## [DIRECTIONS]
Identify the lines bearing the string "this" and gather them.

** begin SUPPLIED MATERIAL **

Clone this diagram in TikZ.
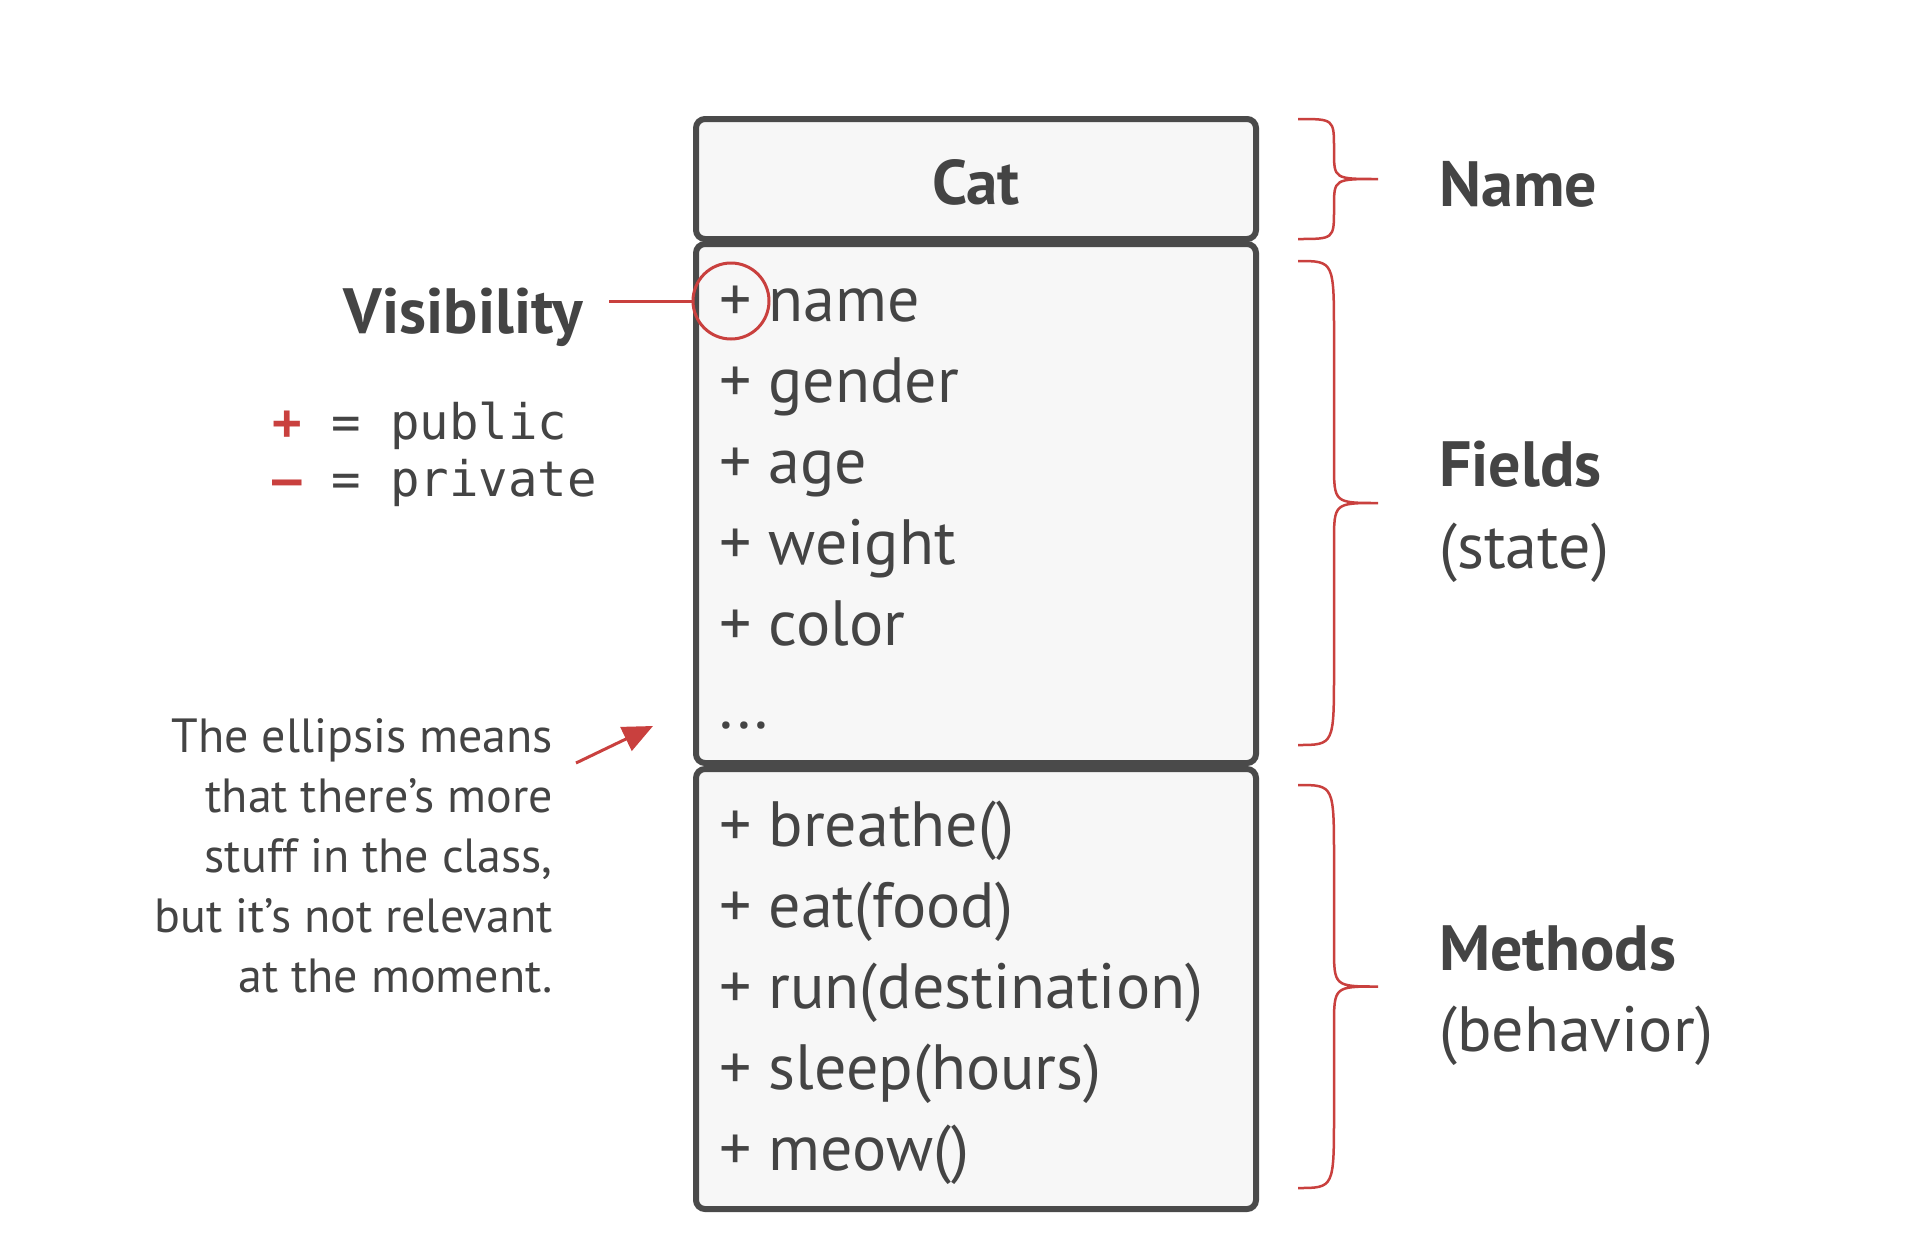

** end SUPPLIED MATERIAL **
** begin SUPPLIED MATERIAL **

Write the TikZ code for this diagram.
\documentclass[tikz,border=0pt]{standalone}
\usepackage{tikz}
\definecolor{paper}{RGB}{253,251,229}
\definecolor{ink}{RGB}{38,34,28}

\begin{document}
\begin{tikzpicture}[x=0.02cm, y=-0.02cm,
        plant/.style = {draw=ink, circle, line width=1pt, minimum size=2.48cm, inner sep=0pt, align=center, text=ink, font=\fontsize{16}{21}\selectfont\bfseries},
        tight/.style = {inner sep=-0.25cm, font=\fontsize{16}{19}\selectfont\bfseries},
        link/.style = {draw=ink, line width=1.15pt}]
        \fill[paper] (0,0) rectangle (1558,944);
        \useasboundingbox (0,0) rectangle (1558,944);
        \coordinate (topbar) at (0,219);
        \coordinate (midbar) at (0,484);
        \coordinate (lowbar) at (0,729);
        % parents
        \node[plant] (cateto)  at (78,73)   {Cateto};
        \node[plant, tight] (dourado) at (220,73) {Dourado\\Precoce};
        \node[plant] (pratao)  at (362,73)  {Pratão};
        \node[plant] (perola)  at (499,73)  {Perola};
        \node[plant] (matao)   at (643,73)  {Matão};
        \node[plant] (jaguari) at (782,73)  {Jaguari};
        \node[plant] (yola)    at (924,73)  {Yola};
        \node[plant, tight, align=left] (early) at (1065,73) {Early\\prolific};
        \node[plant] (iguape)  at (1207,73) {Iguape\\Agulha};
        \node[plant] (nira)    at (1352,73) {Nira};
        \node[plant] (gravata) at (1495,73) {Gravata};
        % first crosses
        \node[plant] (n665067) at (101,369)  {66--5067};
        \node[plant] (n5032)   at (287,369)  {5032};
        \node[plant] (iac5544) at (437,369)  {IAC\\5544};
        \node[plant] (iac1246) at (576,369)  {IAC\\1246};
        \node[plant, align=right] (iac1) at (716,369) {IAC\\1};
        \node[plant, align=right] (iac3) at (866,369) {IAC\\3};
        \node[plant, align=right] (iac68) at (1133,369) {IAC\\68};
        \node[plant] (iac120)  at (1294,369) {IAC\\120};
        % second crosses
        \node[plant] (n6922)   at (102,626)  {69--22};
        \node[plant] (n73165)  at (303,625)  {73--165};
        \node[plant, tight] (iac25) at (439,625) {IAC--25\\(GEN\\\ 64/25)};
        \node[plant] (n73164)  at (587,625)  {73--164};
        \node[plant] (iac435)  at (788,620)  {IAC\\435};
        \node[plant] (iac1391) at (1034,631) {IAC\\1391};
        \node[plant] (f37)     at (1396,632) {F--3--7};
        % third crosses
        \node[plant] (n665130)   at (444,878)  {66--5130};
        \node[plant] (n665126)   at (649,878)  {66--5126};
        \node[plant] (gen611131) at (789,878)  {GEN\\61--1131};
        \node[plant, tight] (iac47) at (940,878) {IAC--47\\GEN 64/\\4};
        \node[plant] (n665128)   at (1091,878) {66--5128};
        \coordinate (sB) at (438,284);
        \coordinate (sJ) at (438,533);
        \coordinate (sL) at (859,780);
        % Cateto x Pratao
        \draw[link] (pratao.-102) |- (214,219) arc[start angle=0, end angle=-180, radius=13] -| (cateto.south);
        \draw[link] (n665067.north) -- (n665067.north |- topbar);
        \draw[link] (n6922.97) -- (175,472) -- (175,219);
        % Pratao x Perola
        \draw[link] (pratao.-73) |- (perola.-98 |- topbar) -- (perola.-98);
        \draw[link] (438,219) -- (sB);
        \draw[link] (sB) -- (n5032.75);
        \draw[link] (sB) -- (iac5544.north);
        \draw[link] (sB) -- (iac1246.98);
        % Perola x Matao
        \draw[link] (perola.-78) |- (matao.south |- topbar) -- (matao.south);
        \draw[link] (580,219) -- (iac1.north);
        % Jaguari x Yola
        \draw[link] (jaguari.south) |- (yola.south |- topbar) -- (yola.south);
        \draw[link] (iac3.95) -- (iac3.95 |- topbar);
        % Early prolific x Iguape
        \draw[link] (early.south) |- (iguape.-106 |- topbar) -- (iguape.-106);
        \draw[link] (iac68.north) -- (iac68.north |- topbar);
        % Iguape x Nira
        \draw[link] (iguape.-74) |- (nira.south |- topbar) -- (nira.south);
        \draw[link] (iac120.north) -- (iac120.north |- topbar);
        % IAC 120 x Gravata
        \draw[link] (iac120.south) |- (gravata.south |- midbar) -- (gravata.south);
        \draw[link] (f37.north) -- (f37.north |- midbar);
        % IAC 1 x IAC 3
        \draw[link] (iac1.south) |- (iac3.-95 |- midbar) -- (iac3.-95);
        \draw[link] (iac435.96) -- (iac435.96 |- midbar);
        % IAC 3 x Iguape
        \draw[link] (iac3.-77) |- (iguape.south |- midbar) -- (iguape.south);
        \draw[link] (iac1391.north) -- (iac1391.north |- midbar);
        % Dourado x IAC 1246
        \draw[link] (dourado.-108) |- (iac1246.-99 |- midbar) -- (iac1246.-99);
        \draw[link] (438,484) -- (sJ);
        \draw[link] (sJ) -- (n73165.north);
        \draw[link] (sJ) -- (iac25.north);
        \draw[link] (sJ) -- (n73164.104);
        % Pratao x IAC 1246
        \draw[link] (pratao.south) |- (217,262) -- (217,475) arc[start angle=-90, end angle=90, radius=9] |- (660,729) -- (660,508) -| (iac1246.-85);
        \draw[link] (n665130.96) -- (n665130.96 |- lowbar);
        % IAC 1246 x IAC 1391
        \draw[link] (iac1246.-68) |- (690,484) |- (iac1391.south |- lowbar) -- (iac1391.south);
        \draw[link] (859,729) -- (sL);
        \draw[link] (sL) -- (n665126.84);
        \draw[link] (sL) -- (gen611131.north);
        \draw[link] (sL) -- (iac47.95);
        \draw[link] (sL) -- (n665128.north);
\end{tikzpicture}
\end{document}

** end SUPPLIED MATERIAL **

## [TASK RESULT]
Clone this diagram in TikZ.
Write the TikZ code for this diagram.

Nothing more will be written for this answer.